La décarbonation des mobilités est un impératif pour lutter contre le changement climatique. Elle tend à développer les déplacements à vélo, vélo électrique et bientôt probablement des "vélauto", véhicules électriques intermédiaires à faible gabarit et poids, permettant d’abaisser les coûts, les besoins en matériaux, et l’énergie nécessaire pour se déplacer. Par rapport aux voitures, ces véhicules intermédiaires offriront une protection inférieure aux usagers car leur conception ne permettra pas la même absorption de l’énergie des chocs (ceinture, airbag, déformation de la partie avant du véhicule). Leur développement, s’il se réalise, nécessitera de questionner le niveau de limitation de vitesse sur les routes où ils circuleront pour cohabiter avec des voitures électriques et des poids lourds pour des questions de sécurité routière. 

 

Perspectives

Suite à la LOM (loi d’orientation sur les mobilités) une partie des conseils départementaux a choisi de remonter la vitesse limite à 90 km/h sur tout ou partie de leur réseau routier. Actuellement seule l’accidentalité a été suivie . Elle apporte une première réponse aux évolutions 2020 2021. Elle montre que le groupe des départements qui sont restés à 80 km/h connait une baisse de 12% de leur mortalité. Sur la même période le groupe des départements qui ont remonté la vitesse limite pour tout ou partie de leur réseau routier ont connu une stagnation de leur accidentalité.

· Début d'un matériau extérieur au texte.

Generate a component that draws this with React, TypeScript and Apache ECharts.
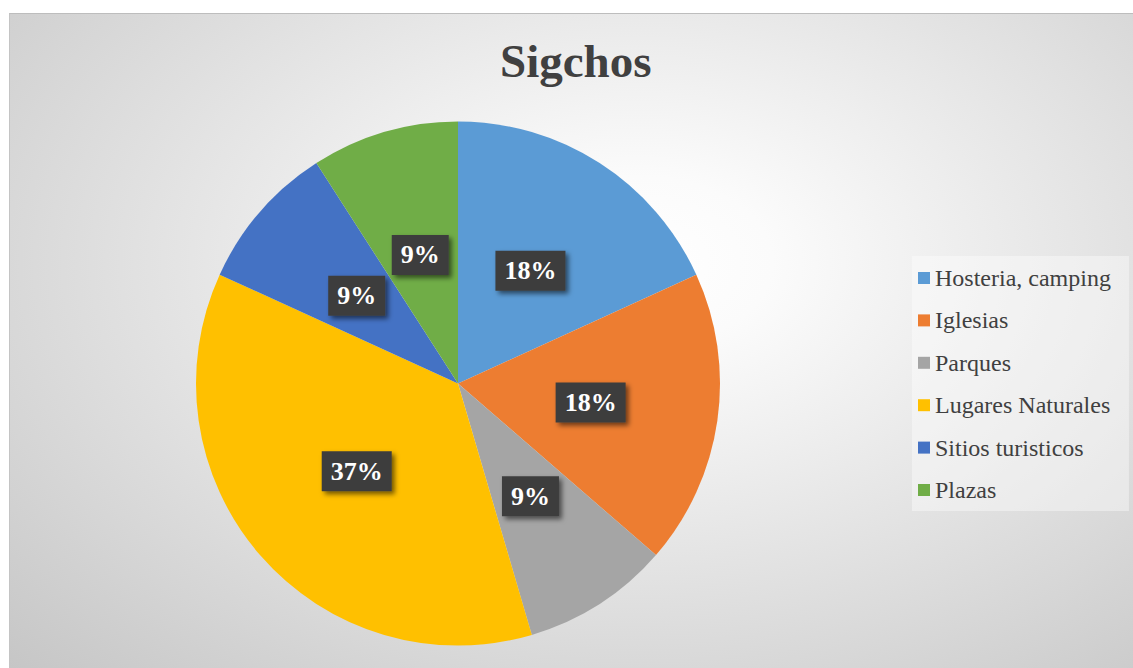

Cette première approche bien qu’utile reste limitée car elle ne donne pas d’information sur les autres thématiques affectées par l’évolution des vitesses limites. Il serait souhaitable de réaliser dans le futur une évaluation socio-économique globale à l’instar de la première évaluation du 80 km/h afin d’avoir une vision claire sur les conséquences des décisions qui ont été prises tant nationalement que localement.